[Data supplied]
>> start

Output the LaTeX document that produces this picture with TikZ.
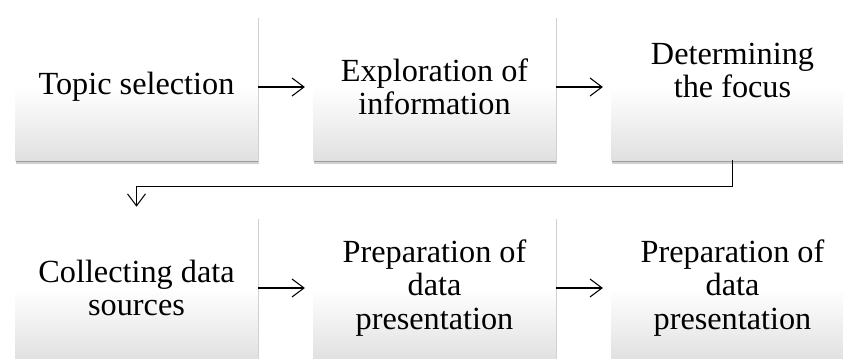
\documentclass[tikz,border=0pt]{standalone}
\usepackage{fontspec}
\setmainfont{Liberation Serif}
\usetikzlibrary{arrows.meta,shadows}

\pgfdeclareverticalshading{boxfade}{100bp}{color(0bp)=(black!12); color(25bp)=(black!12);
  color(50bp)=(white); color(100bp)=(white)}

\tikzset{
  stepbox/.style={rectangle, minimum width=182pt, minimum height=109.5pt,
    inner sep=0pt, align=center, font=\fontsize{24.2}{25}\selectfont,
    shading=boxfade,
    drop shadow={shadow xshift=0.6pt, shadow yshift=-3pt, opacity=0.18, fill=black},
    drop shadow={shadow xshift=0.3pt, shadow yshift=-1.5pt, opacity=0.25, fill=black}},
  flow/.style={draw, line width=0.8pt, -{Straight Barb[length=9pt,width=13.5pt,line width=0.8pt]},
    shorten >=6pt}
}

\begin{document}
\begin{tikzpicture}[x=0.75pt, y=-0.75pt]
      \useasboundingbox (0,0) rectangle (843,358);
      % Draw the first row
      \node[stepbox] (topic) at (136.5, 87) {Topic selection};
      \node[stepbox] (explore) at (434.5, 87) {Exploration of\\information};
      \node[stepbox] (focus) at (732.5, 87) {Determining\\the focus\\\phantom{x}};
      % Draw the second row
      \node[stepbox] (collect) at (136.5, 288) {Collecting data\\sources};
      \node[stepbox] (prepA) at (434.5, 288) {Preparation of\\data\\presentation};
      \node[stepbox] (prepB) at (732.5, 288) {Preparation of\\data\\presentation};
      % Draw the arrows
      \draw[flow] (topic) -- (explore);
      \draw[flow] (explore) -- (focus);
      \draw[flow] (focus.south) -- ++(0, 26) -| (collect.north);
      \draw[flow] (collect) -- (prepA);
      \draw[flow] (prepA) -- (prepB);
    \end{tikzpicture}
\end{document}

>> end
>> start

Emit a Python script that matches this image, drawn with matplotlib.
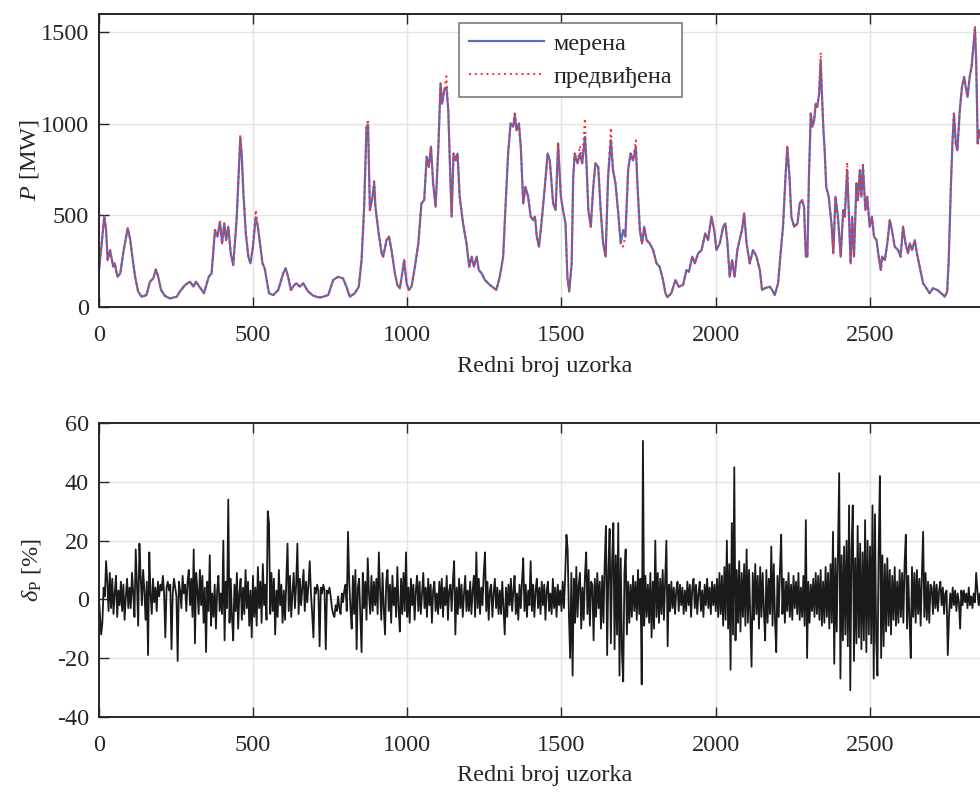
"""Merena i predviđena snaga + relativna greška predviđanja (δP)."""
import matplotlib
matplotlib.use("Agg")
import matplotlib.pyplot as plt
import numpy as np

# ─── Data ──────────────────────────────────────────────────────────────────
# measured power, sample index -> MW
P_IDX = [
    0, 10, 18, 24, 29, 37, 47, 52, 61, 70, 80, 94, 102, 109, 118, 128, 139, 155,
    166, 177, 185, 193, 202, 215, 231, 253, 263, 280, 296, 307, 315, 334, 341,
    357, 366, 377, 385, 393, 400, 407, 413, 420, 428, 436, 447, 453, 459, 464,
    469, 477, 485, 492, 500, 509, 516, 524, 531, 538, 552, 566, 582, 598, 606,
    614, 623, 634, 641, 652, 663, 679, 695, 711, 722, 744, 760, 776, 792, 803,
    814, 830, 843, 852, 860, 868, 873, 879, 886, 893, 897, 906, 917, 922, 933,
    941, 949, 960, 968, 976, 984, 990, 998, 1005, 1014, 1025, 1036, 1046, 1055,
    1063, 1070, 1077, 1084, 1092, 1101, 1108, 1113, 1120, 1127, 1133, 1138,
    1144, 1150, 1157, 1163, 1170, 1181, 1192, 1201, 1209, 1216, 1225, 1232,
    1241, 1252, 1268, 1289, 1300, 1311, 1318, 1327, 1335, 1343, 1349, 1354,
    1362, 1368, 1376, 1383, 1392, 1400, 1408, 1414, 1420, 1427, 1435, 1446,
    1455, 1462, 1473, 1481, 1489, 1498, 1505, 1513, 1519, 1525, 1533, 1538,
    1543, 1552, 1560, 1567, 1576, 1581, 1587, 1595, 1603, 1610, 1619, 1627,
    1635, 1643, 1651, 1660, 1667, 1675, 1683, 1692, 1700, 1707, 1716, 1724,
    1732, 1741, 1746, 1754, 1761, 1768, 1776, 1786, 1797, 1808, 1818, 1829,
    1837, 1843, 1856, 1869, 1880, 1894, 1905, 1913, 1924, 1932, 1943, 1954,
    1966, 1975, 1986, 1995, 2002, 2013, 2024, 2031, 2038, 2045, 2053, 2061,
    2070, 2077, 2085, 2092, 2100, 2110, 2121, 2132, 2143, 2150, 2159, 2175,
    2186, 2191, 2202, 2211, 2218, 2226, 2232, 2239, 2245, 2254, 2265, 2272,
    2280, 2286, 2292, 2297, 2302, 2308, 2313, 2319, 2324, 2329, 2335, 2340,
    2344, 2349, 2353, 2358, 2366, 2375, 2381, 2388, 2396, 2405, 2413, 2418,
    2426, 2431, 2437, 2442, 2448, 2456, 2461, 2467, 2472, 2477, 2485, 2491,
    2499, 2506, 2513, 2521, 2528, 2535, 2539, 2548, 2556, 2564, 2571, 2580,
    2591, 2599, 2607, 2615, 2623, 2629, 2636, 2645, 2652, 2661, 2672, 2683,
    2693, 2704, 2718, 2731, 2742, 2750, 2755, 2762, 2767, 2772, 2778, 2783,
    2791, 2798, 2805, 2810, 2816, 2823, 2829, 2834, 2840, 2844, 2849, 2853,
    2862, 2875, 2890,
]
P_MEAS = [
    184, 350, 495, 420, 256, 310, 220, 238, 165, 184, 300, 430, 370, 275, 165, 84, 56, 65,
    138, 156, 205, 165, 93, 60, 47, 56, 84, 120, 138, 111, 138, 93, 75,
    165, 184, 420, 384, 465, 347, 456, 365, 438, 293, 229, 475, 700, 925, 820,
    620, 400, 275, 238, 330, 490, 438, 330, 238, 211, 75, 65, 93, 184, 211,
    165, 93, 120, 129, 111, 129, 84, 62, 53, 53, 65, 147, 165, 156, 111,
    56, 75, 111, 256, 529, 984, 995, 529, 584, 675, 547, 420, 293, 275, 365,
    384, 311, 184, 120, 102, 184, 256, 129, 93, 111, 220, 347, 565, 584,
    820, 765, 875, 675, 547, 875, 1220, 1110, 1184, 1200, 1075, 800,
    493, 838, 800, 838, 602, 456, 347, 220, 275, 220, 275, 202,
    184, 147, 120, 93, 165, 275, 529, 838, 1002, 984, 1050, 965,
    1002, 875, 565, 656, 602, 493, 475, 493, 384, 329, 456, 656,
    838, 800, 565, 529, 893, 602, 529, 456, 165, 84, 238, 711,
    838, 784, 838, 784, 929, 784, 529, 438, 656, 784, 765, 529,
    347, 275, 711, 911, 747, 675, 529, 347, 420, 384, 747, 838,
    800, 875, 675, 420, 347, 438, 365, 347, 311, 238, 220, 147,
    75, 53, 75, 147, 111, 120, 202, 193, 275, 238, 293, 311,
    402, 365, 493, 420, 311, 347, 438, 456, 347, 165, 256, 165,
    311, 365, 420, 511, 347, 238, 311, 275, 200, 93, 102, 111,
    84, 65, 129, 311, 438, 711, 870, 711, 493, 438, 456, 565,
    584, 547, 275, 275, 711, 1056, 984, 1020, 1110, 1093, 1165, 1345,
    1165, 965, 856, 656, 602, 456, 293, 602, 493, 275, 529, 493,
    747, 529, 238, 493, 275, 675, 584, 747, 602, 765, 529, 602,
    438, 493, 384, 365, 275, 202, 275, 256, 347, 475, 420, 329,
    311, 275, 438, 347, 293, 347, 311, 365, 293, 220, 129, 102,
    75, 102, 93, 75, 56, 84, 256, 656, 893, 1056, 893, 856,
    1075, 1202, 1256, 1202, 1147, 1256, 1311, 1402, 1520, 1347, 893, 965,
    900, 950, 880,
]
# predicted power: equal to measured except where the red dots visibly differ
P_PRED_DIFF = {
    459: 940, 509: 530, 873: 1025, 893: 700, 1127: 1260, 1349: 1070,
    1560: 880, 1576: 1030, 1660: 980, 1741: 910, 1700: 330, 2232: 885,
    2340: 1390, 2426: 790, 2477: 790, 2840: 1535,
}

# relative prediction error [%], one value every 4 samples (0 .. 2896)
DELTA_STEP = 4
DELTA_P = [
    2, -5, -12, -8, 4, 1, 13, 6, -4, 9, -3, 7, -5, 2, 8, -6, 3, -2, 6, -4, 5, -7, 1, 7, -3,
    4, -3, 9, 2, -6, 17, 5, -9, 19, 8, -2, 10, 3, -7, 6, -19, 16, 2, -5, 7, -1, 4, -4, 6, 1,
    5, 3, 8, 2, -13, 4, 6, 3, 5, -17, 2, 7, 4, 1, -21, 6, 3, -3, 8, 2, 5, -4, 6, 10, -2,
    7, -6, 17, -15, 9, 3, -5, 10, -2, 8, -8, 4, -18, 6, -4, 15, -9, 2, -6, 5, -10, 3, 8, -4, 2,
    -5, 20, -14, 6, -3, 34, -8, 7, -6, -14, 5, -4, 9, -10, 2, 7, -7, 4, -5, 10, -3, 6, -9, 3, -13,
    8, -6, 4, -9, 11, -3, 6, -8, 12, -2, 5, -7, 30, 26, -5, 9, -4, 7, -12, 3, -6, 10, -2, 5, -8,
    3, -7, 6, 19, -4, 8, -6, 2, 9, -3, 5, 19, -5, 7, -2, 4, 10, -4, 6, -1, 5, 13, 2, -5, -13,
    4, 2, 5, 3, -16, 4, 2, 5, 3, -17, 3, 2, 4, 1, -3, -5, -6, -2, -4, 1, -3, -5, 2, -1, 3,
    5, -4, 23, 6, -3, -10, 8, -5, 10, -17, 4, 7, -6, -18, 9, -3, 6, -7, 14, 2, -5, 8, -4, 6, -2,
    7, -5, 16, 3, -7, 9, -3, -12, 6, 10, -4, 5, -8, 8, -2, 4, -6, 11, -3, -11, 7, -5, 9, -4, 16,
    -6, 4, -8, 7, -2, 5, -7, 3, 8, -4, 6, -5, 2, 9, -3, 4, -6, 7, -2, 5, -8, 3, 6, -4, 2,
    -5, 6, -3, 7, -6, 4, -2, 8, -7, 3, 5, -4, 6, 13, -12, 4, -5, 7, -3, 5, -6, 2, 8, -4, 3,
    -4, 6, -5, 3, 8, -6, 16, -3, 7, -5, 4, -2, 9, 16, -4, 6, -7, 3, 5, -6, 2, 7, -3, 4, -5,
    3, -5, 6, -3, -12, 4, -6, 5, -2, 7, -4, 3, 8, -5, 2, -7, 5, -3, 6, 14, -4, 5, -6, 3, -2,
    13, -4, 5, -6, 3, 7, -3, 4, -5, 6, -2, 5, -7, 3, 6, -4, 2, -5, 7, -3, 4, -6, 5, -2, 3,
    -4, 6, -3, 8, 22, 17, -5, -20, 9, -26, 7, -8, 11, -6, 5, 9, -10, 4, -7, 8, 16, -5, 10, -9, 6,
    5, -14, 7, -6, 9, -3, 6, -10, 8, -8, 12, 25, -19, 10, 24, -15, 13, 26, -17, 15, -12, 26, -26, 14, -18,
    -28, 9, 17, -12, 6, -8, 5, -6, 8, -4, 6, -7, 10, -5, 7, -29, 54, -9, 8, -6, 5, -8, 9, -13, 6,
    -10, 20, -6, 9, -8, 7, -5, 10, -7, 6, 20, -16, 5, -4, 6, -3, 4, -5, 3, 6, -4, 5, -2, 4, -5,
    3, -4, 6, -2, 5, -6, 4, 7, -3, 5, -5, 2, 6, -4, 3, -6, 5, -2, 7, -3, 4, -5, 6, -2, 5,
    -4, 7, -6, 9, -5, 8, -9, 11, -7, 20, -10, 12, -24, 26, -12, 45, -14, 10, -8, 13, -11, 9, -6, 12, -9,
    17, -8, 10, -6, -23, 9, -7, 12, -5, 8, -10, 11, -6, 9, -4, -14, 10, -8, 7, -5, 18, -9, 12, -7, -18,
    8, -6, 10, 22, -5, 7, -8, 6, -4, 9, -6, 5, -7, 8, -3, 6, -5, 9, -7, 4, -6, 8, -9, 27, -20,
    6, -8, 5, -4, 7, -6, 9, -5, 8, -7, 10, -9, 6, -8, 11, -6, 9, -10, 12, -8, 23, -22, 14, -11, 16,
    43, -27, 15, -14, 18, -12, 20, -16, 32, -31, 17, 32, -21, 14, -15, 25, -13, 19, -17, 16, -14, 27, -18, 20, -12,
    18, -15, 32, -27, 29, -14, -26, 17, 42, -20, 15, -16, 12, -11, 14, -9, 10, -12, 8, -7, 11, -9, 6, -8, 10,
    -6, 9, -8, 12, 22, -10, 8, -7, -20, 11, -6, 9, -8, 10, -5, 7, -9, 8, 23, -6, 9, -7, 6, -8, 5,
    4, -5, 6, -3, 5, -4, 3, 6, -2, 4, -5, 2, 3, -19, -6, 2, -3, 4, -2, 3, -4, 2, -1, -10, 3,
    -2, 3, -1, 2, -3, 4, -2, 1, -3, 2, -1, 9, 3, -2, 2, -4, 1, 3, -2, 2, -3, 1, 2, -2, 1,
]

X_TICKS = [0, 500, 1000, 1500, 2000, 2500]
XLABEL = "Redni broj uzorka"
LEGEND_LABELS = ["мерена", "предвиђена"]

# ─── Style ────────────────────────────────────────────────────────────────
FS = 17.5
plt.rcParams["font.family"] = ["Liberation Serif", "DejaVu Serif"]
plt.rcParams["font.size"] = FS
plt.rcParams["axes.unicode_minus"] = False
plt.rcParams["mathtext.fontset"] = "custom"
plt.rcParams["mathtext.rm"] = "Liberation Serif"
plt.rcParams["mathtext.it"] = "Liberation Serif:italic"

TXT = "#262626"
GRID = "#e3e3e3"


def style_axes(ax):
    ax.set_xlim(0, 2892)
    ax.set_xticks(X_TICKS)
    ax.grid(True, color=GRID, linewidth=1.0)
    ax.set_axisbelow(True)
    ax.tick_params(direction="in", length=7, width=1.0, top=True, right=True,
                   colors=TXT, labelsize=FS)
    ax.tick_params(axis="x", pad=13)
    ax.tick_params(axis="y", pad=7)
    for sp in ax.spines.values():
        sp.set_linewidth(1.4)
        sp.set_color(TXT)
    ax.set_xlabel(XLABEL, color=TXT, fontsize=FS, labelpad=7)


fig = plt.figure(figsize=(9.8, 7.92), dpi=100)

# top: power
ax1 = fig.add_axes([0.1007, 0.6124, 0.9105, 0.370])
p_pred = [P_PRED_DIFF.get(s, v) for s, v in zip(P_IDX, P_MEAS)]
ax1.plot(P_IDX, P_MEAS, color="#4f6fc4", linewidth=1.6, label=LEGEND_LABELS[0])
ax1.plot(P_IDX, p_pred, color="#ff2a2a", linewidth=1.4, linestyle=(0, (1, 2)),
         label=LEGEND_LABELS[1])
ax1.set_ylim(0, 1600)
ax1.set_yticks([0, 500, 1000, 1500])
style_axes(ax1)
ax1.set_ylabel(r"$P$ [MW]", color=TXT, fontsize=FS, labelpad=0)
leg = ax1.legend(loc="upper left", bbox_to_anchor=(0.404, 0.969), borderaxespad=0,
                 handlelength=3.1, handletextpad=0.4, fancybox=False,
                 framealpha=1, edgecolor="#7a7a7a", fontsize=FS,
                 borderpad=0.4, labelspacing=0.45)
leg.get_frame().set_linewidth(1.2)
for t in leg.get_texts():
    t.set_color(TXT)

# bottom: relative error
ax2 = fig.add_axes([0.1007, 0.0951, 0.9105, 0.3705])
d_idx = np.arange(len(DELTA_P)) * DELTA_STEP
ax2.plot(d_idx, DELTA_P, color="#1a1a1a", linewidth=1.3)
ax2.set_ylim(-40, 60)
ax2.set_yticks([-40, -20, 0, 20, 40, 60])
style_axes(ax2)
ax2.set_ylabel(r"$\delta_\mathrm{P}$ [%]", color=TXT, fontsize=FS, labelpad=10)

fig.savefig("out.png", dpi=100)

>> end

[Task brief] Exactly reproduce the stretch that starts at the line containing "Emit a Python" and ends at the line containing "import numpy as np", both ends included; leave any pictures out.

[Written reply]
Emit a Python script that matches this image, drawn with matplotlib.
"""Merena i predviđena snaga + relativna greška predviđanja (δP)."""
import matplotlib
matplotlib.use("Agg")
import matplotlib.pyplot as plt
import numpy as np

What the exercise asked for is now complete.